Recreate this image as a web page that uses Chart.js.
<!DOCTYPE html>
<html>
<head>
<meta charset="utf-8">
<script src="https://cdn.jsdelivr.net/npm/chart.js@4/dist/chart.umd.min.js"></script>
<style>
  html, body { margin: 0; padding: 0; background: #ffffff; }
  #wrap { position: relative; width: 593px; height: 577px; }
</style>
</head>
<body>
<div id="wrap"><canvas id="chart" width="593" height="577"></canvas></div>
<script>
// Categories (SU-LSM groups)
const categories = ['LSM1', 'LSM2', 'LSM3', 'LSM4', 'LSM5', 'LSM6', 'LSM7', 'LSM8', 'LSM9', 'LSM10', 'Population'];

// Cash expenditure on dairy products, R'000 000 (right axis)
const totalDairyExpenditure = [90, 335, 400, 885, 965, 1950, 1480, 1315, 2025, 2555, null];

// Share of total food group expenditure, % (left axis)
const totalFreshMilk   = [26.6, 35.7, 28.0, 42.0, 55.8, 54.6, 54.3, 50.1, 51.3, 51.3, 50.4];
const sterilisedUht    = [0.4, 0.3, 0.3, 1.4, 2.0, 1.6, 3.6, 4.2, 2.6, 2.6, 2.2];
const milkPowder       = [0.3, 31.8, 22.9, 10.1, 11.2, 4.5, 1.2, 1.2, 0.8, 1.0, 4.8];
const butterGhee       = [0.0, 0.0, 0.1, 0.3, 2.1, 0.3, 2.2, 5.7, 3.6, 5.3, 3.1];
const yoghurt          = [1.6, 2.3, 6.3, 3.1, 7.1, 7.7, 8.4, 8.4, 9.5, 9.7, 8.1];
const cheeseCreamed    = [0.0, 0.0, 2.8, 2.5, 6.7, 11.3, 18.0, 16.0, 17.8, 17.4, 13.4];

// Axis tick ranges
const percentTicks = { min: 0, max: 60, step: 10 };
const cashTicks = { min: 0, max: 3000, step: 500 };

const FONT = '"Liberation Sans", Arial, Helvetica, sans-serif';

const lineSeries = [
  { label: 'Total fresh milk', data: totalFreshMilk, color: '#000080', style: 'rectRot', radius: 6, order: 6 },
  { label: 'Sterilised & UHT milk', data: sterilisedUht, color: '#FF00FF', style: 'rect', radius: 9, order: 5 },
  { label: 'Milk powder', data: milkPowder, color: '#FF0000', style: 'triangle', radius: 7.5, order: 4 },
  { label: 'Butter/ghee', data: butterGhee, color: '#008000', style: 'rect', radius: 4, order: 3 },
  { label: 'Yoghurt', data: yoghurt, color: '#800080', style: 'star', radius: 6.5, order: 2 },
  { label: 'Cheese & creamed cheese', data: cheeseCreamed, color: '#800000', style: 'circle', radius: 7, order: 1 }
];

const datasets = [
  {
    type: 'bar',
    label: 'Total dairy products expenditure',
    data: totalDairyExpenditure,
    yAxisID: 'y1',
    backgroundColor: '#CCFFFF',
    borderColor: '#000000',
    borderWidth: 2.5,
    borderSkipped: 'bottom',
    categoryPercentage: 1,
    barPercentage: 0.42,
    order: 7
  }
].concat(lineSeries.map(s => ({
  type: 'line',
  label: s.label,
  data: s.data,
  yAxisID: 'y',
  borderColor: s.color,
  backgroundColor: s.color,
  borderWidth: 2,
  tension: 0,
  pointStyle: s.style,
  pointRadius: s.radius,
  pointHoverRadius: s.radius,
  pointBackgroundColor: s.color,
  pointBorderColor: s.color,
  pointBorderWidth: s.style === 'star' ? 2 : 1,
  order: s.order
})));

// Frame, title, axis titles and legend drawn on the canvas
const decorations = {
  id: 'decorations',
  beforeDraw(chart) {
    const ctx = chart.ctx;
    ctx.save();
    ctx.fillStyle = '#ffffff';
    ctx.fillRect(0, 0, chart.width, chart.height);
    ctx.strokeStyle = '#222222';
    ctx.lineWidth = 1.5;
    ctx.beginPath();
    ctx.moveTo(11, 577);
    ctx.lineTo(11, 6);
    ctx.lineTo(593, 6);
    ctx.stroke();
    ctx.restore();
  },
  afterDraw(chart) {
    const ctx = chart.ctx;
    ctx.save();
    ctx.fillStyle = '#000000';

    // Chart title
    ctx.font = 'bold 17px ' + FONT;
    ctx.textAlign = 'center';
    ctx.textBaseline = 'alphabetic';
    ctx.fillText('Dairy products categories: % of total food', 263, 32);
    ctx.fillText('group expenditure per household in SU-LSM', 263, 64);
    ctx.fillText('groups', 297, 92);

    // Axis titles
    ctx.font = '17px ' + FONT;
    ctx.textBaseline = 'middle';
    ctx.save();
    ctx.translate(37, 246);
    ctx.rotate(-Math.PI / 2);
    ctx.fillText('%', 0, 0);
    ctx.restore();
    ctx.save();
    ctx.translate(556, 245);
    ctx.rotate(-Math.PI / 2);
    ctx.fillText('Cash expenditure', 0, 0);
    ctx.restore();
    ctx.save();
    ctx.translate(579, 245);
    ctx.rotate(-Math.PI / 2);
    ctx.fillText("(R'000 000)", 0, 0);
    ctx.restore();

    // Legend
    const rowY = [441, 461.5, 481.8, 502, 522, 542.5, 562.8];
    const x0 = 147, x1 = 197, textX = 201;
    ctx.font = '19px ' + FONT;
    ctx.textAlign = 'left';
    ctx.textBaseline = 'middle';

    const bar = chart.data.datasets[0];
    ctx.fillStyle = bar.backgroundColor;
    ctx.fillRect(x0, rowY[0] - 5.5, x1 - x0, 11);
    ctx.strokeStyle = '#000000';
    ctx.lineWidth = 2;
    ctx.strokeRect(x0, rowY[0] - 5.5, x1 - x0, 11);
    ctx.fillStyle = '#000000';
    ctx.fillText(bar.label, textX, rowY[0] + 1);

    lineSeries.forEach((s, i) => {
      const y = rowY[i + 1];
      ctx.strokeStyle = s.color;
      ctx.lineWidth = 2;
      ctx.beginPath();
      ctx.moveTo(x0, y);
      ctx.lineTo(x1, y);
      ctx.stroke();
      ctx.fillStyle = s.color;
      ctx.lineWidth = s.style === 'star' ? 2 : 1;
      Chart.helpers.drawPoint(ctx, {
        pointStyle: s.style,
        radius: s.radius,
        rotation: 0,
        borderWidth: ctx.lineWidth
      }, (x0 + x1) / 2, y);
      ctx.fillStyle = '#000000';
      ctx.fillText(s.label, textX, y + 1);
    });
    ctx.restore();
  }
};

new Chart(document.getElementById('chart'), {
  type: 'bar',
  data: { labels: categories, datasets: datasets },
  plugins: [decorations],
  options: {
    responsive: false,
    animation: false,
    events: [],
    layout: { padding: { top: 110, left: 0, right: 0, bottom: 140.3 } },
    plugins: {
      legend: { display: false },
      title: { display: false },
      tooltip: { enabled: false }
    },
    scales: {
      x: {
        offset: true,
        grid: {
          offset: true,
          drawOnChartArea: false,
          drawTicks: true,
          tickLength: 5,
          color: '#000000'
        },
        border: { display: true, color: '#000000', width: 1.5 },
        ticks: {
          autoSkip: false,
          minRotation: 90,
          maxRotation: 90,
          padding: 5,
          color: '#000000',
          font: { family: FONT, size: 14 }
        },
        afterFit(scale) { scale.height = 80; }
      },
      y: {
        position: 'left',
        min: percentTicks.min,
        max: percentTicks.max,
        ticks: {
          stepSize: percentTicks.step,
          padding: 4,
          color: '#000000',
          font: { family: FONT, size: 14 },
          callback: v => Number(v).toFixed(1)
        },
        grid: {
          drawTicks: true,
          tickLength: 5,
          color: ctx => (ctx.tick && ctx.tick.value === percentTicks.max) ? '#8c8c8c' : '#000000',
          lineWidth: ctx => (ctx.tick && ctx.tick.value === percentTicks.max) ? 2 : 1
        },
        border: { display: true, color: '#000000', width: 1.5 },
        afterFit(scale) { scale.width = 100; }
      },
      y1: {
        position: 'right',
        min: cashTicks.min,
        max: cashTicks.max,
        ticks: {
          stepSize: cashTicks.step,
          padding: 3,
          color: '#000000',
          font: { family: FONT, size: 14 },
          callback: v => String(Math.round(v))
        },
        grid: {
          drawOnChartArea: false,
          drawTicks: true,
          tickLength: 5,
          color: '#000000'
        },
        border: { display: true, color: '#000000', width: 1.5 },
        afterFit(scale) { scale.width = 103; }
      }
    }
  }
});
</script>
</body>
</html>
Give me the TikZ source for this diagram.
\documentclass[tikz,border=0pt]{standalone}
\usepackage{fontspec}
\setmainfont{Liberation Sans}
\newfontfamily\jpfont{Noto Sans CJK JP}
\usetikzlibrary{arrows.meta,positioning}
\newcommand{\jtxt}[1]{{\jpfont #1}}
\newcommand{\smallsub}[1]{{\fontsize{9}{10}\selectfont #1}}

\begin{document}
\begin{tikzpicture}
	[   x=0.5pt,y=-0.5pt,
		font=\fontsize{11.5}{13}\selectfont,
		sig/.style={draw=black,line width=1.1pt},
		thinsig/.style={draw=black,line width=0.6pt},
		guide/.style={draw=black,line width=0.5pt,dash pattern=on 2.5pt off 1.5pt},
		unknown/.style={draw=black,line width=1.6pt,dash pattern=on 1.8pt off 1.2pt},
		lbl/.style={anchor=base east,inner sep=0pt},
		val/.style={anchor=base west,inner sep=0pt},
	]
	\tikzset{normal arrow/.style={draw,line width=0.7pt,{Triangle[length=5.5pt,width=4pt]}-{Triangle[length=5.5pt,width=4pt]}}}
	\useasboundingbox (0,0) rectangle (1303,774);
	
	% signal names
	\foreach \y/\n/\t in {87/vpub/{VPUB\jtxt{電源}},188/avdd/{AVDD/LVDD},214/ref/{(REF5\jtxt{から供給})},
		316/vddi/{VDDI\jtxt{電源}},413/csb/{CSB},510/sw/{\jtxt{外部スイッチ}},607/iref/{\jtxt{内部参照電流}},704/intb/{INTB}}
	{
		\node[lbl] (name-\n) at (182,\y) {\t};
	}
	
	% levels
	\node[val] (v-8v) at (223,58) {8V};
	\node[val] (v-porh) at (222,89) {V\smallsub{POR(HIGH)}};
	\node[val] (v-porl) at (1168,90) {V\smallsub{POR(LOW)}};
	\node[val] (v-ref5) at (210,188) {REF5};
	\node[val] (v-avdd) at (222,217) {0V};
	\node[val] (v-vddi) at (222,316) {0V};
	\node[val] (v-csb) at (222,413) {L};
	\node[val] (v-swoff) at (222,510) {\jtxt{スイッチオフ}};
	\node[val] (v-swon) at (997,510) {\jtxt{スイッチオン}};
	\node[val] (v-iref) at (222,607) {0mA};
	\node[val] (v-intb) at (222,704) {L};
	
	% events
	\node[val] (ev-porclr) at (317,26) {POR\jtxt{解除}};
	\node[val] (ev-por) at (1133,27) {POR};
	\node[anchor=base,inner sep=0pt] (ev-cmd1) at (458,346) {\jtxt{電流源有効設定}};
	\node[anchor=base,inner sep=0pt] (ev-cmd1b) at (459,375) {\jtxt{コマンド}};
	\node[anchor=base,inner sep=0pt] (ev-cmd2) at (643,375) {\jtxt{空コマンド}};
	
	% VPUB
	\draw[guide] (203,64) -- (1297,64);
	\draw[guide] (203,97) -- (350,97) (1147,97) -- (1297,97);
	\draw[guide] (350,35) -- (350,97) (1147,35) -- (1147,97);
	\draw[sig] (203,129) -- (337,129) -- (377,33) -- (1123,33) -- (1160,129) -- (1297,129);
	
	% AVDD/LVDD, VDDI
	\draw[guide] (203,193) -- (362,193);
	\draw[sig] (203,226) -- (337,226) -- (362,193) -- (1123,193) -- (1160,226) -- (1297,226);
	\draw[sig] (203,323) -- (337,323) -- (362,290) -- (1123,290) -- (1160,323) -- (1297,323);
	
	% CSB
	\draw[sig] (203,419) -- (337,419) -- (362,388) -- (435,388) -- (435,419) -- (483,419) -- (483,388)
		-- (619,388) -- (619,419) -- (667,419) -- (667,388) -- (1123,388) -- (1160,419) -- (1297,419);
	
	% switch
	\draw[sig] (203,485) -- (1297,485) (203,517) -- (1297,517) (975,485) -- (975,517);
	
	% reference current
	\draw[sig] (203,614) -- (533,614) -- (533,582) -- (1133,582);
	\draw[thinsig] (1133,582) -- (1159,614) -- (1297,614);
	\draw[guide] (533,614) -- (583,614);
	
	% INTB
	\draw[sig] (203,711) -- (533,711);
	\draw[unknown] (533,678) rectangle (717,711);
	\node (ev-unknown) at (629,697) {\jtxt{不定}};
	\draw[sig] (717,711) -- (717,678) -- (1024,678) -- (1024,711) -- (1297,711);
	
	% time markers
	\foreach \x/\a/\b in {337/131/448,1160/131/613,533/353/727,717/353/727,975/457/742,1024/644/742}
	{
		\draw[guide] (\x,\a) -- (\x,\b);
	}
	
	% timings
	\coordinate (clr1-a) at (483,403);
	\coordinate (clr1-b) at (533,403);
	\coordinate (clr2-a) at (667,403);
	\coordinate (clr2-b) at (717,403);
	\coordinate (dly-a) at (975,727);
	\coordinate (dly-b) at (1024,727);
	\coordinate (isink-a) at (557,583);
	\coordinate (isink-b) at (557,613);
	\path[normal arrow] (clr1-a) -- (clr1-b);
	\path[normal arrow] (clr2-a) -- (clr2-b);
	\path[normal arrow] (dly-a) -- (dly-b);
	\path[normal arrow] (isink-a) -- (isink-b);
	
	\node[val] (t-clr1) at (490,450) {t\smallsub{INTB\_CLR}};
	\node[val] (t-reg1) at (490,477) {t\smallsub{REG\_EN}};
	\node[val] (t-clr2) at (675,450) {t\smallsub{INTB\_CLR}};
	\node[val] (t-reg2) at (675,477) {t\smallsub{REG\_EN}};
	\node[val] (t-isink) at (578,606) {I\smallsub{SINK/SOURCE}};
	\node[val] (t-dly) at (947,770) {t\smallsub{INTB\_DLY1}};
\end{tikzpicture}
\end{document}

— Task instructions —
Retype verbatim the lines that run from the line containing "Give me the TikZ source for this diagram." to the line containing "(v-intb) at (222,704)", both inclusive, and no others.

— Exercise output —
Give me the TikZ source for this diagram.
\documentclass[tikz,border=0pt]{standalone}
\usepackage{fontspec}
\setmainfont{Liberation Sans}
\newfontfamily\jpfont{Noto Sans CJK JP}
\usetikzlibrary{arrows.meta,positioning}
\newcommand{\jtxt}[1]{{\jpfont #1}}
\newcommand{\smallsub}[1]{{\fontsize{9}{10}\selectfont #1}}

\begin{document}
\begin{tikzpicture}
	[   x=0.5pt,y=-0.5pt,
		font=\fontsize{11.5}{13}\selectfont,
		sig/.style={draw=black,line width=1.1pt},
		thinsig/.style={draw=black,line width=0.6pt},
		guide/.style={draw=black,line width=0.5pt,dash pattern=on 2.5pt off 1.5pt},
		unknown/.style={draw=black,line width=1.6pt,dash pattern=on 1.8pt off 1.2pt},
		lbl/.style={anchor=base east,inner sep=0pt},
		val/.style={anchor=base west,inner sep=0pt},
	]
	\tikzset{normal arrow/.style={draw,line width=0.7pt,{Triangle[length=5.5pt,width=4pt]}-{Triangle[length=5.5pt,width=4pt]}}}
	\useasboundingbox (0,0) rectangle (1303,774);
	
	% signal names
	\foreach \y/\n/\t in {87/vpub/{VPUB\jtxt{電源}},188/avdd/{AVDD/LVDD},214/ref/{(REF5\jtxt{から供給})},
		316/vddi/{VDDI\jtxt{電源}},413/csb/{CSB},510/sw/{\jtxt{外部スイッチ}},607/iref/{\jtxt{内部参照電流}},704/intb/{INTB}}
	{
		\node[lbl] (name-\n) at (182,\y) {\t};
	}
	
	% levels
	\node[val] (v-8v) at (223,58) {8V};
	\node[val] (v-porh) at (222,89) {V\smallsub{POR(HIGH)}};
	\node[val] (v-porl) at (1168,90) {V\smallsub{POR(LOW)}};
	\node[val] (v-ref5) at (210,188) {REF5};
	\node[val] (v-avdd) at (222,217) {0V};
	\node[val] (v-vddi) at (222,316) {0V};
	\node[val] (v-csb) at (222,413) {L};
	\node[val] (v-swoff) at (222,510) {\jtxt{スイッチオフ}};
	\node[val] (v-swon) at (997,510) {\jtxt{スイッチオン}};
	\node[val] (v-iref) at (222,607) {0mA};
	\node[val] (v-intb) at (222,704) {L};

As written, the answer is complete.